> _Exercise_:
Nothing but the lines from the top of the data to the line holding "31.8, 28.4, 24.2, 24.5, 19.9, 33.4, 34.1, 27.5]" should be printed, word for word and both ends included; leave the pictures out.

> _Data in this exercise_:

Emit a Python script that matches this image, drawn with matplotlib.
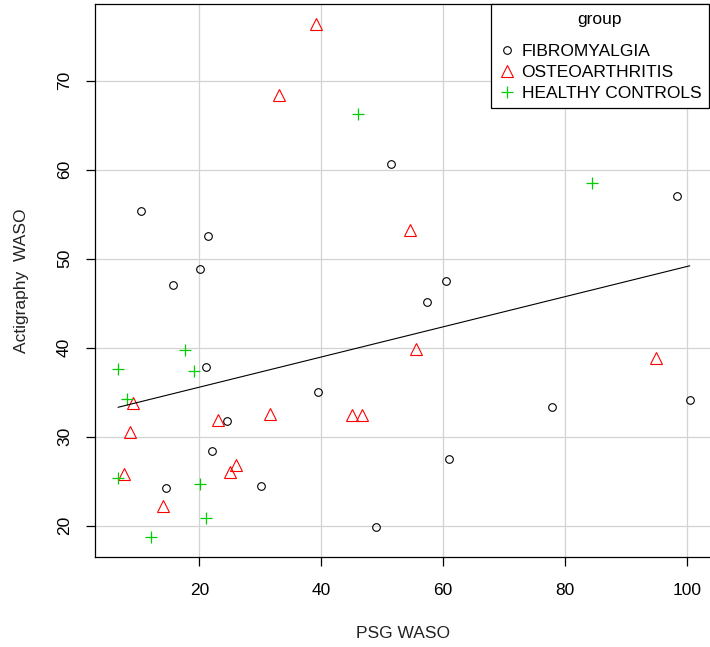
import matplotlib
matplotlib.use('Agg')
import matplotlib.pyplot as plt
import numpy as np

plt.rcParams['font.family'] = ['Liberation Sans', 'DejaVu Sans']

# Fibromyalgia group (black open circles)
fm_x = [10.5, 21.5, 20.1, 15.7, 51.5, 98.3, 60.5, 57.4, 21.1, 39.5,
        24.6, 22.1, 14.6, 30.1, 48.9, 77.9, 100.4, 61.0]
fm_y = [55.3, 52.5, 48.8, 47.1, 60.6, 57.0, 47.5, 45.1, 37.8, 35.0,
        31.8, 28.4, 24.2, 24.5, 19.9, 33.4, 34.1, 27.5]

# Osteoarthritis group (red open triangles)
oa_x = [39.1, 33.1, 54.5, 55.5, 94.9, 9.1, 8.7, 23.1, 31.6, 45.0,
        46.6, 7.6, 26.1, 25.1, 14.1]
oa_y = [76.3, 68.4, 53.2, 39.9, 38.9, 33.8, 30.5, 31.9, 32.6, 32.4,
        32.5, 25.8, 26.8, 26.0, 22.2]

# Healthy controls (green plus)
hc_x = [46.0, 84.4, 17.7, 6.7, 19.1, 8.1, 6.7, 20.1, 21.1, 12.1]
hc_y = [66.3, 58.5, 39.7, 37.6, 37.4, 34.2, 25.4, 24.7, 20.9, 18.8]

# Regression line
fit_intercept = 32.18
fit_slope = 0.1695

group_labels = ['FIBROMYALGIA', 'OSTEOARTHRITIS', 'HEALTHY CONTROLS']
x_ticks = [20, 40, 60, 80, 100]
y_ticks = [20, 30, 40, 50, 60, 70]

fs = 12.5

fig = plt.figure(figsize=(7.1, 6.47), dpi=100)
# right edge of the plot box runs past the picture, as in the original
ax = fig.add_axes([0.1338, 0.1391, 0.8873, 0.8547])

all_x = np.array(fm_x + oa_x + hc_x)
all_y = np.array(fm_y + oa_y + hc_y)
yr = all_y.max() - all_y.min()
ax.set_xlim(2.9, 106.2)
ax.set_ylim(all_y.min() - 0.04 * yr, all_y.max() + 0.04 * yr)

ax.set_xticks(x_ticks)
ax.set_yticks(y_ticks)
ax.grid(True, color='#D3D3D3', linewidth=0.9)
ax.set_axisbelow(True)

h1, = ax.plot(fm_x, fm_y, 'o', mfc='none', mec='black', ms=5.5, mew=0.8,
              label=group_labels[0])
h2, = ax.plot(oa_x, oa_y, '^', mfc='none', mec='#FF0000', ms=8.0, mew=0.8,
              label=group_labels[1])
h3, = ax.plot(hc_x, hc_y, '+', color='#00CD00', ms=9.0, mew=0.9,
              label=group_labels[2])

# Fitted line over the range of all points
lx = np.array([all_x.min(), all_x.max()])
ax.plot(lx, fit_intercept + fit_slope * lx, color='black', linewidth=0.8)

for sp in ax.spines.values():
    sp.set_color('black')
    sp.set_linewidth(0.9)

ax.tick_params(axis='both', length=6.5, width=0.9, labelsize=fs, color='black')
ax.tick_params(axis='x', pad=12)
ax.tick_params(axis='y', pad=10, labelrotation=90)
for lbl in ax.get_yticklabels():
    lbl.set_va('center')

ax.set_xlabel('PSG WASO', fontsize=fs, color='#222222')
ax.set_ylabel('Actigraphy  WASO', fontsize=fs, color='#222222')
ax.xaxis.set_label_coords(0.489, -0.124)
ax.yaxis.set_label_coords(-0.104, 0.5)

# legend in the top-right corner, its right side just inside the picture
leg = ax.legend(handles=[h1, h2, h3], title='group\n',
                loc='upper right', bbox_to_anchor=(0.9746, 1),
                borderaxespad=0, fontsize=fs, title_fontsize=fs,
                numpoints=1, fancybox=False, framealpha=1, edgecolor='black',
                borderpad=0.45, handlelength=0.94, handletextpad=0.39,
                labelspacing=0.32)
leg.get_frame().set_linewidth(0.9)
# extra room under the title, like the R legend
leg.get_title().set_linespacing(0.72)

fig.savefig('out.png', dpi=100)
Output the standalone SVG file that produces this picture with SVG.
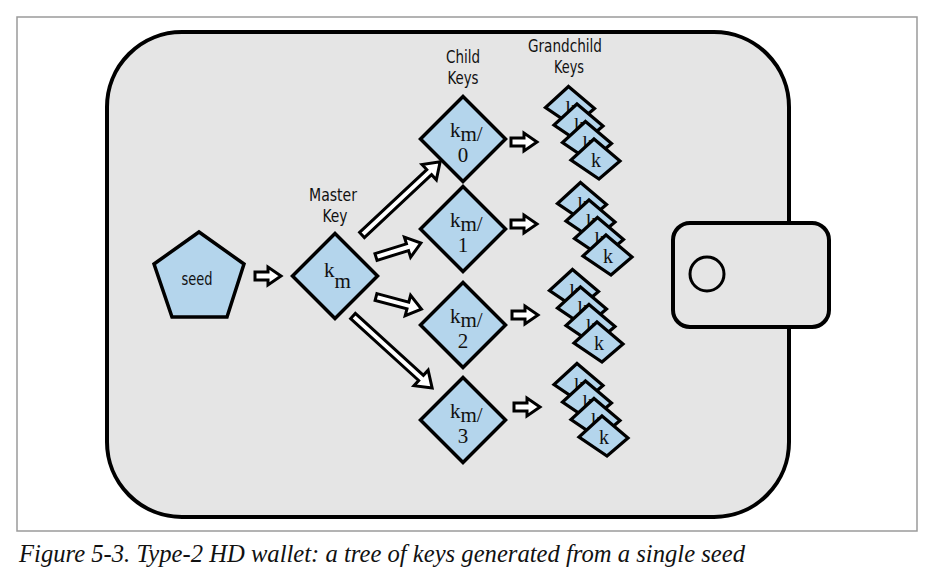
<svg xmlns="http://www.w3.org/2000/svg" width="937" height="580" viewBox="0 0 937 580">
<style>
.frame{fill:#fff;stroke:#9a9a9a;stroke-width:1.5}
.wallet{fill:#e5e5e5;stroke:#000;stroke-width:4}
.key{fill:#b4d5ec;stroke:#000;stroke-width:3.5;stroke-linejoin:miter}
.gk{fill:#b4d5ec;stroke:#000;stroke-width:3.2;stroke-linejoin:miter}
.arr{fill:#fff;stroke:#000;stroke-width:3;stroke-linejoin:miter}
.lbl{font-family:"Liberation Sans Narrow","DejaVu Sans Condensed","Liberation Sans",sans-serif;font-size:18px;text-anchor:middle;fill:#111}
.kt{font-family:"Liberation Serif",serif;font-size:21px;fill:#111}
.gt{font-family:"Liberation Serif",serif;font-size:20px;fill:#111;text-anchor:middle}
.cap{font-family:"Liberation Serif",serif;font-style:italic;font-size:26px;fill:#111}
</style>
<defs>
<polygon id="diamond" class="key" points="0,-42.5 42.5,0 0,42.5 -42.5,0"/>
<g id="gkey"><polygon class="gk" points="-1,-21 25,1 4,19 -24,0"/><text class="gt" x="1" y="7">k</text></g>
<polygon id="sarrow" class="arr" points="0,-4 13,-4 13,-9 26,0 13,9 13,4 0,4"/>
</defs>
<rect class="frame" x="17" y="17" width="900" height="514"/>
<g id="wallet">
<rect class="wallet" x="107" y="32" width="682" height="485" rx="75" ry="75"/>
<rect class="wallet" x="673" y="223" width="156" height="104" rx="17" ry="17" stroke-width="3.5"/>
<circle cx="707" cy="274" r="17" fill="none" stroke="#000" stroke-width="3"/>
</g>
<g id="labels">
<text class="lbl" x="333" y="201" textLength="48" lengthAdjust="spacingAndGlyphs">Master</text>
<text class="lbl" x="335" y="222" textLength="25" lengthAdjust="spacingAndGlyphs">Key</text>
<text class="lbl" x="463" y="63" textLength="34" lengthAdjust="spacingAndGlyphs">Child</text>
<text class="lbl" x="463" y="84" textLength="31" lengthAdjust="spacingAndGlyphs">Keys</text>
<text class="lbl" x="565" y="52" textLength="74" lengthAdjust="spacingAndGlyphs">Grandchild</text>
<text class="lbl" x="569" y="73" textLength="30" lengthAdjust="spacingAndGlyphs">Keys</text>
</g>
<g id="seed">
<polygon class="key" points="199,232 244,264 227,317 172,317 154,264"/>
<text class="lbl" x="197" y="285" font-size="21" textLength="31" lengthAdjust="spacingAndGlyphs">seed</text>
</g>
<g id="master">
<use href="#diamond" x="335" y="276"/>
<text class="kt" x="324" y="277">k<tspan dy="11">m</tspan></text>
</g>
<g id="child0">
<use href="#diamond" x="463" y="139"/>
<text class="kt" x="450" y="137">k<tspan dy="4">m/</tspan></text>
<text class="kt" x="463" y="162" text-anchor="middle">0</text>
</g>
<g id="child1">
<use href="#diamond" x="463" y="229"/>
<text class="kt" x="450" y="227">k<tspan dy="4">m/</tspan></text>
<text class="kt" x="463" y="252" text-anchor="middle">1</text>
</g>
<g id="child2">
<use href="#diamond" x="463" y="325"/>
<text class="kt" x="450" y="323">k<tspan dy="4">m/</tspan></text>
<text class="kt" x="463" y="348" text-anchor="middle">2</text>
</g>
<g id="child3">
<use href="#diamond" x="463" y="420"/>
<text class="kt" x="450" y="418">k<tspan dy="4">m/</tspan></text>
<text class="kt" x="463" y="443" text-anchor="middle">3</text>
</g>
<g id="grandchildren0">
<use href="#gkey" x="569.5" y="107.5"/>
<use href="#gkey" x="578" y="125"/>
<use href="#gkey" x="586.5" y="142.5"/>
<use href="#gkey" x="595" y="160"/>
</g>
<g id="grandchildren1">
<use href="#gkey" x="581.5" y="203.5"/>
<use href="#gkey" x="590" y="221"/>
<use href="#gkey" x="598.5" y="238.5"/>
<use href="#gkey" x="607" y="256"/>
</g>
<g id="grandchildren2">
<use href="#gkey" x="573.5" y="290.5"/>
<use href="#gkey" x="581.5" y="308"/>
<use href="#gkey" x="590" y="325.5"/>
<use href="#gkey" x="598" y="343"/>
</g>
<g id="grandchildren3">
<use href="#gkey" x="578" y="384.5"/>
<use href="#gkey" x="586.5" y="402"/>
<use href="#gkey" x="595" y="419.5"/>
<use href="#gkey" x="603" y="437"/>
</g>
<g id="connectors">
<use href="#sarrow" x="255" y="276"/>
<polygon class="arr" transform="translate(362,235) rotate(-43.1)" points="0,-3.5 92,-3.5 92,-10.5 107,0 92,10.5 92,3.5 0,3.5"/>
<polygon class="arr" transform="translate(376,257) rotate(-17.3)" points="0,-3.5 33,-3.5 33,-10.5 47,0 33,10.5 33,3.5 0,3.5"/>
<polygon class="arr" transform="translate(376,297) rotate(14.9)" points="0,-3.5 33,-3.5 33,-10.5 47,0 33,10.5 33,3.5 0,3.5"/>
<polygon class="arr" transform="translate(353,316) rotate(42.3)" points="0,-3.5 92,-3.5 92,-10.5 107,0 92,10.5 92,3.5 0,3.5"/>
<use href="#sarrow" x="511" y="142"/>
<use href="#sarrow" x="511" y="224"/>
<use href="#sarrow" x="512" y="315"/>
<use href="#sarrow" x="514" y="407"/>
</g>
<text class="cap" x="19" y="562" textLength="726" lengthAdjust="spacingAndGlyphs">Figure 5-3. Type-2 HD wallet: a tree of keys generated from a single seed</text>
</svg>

> _Result of this task_:
Emit a Python script that matches this image, drawn with matplotlib.
import matplotlib
matplotlib.use('Agg')
import matplotlib.pyplot as plt
import numpy as np

plt.rcParams['font.family'] = ['Liberation Sans', 'DejaVu Sans']

# Fibromyalgia group (black open circles)
fm_x = [10.5, 21.5, 20.1, 15.7, 51.5, 98.3, 60.5, 57.4, 21.1, 39.5,
        24.6, 22.1, 14.6, 30.1, 48.9, 77.9, 100.4, 61.0]
fm_y = [55.3, 52.5, 48.8, 47.1, 60.6, 57.0, 47.5, 45.1, 37.8, 35.0,
        31.8, 28.4, 24.2, 24.5, 19.9, 33.4, 34.1, 27.5]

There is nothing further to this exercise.